■ Dataset extract ■
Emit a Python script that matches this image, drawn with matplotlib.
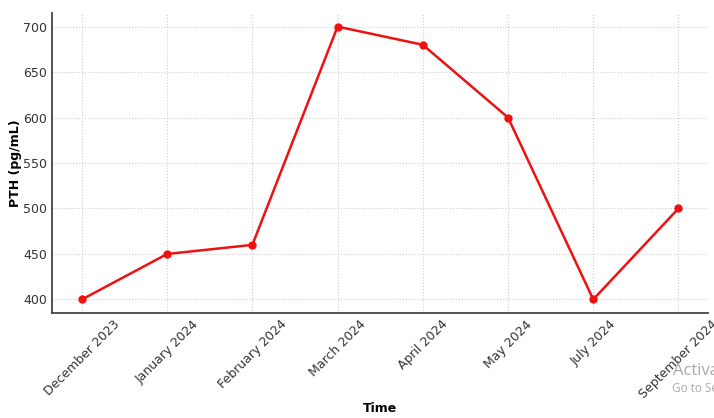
import matplotlib
matplotlib.use("Agg")
import matplotlib.pyplot as plt

months = ["December 2023", "January 2024", "February 2024", "March 2024",
          "April 2024", "May 2024", "July 2024", "September 2024"]
pth = [400, 450, 460, 700, 680, 600, 400, 500]
yticks = [400, 450, 500, 550, 600, 650, 700]

fig = plt.figure(figsize=(7.14, 4.18), dpi=100)
ax = fig.add_axes([0.073, 0.251, 0.919, 0.718])
x = list(range(len(months)))
ax.plot(x, pth, color="#ee1111", linewidth=1.8, marker="o", markersize=5)
ax.set_xticks(x)
ax.set_xticklabels(months, rotation=45, ha="center", fontsize=9, color="#333333")
ax.set_yticks(yticks)
ax.tick_params(axis="y", labelsize=9, labelcolor="#333333")
ax.tick_params(axis="both", length=0, pad=3.5)
ax.set_xlim(-0.35, 7.35)
ax.set_ylim(385, 715)
ax.grid(True, linestyle=":", color="#cccccc", linewidth=0.8)
ax.spines["top"].set_visible(False)
ax.spines["right"].set_visible(False)
for s in ["left", "bottom"]:
    ax.spines[s].set_color("#444444")
    ax.spines[s].set_linewidth(1.3)
ax.set_ylabel("PTH (pg/mL)", fontweight="bold", fontsize=9, labelpad=1)
ax.set_xlabel("Time", fontweight="bold", fontsize=9)
ax.xaxis.set_label_coords(0.5, -0.297)
fig.text(0.943, 0.103, "Activate Windows", fontsize=12, color="#aaaaaa", family="Open Sans")
fig.text(0.941, 0.062, "Go to Settings", fontsize=8.5, color="#aaaaaa", family="Open Sans")
fig.savefig("out.png", dpi=100)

■ The request ■
Leave out the pictures and restate everything else word for word.

■ Solution for this problem ■
Emit a Python script that matches this image, drawn with matplotlib.
import matplotlib
matplotlib.use("Agg")
import matplotlib.pyplot as plt

months = ["December 2023", "January 2024", "February 2024", "March 2024",
          "April 2024", "May 2024", "July 2024", "September 2024"]
pth = [400, 450, 460, 700, 680, 600, 400, 500]
yticks = [400, 450, 500, 550, 600, 650, 700]

fig = plt.figure(figsize=(7.14, 4.18), dpi=100)
ax = fig.add_axes([0.073, 0.251, 0.919, 0.718])
x = list(range(len(months)))
ax.plot(x, pth, color="#ee1111", linewidth=1.8, marker="o", markersize=5)
ax.set_xticks(x)
ax.set_xticklabels(months, rotation=45, ha="center", fontsize=9, color="#333333")
ax.set_yticks(yticks)
ax.tick_params(axis="y", labelsize=9, labelcolor="#333333")
ax.tick_params(axis="both", length=0, pad=3.5)
ax.set_xlim(-0.35, 7.35)
ax.set_ylim(385, 715)
ax.grid(True, linestyle=":", color="#cccccc", linewidth=0.8)
ax.spines["top"].set_visible(False)
ax.spines["right"].set_visible(False)
for s in ["left", "bottom"]:
    ax.spines[s].set_color("#444444")
    ax.spines[s].set_linewidth(1.3)
ax.set_ylabel("PTH (pg/mL)", fontweight="bold", fontsize=9, labelpad=1)
ax.set_xlabel("Time", fontweight="bold", fontsize=9)
ax.xaxis.set_label_coords(0.5, -0.297)
fig.text(0.943, 0.103, "Activate Windows", fontsize=12, color="#aaaaaa", family="Open Sans")
fig.text(0.941, 0.062, "Go to Settings", fontsize=8.5, color="#aaaaaa", family="Open Sans")
fig.savefig("out.png", dpi=100)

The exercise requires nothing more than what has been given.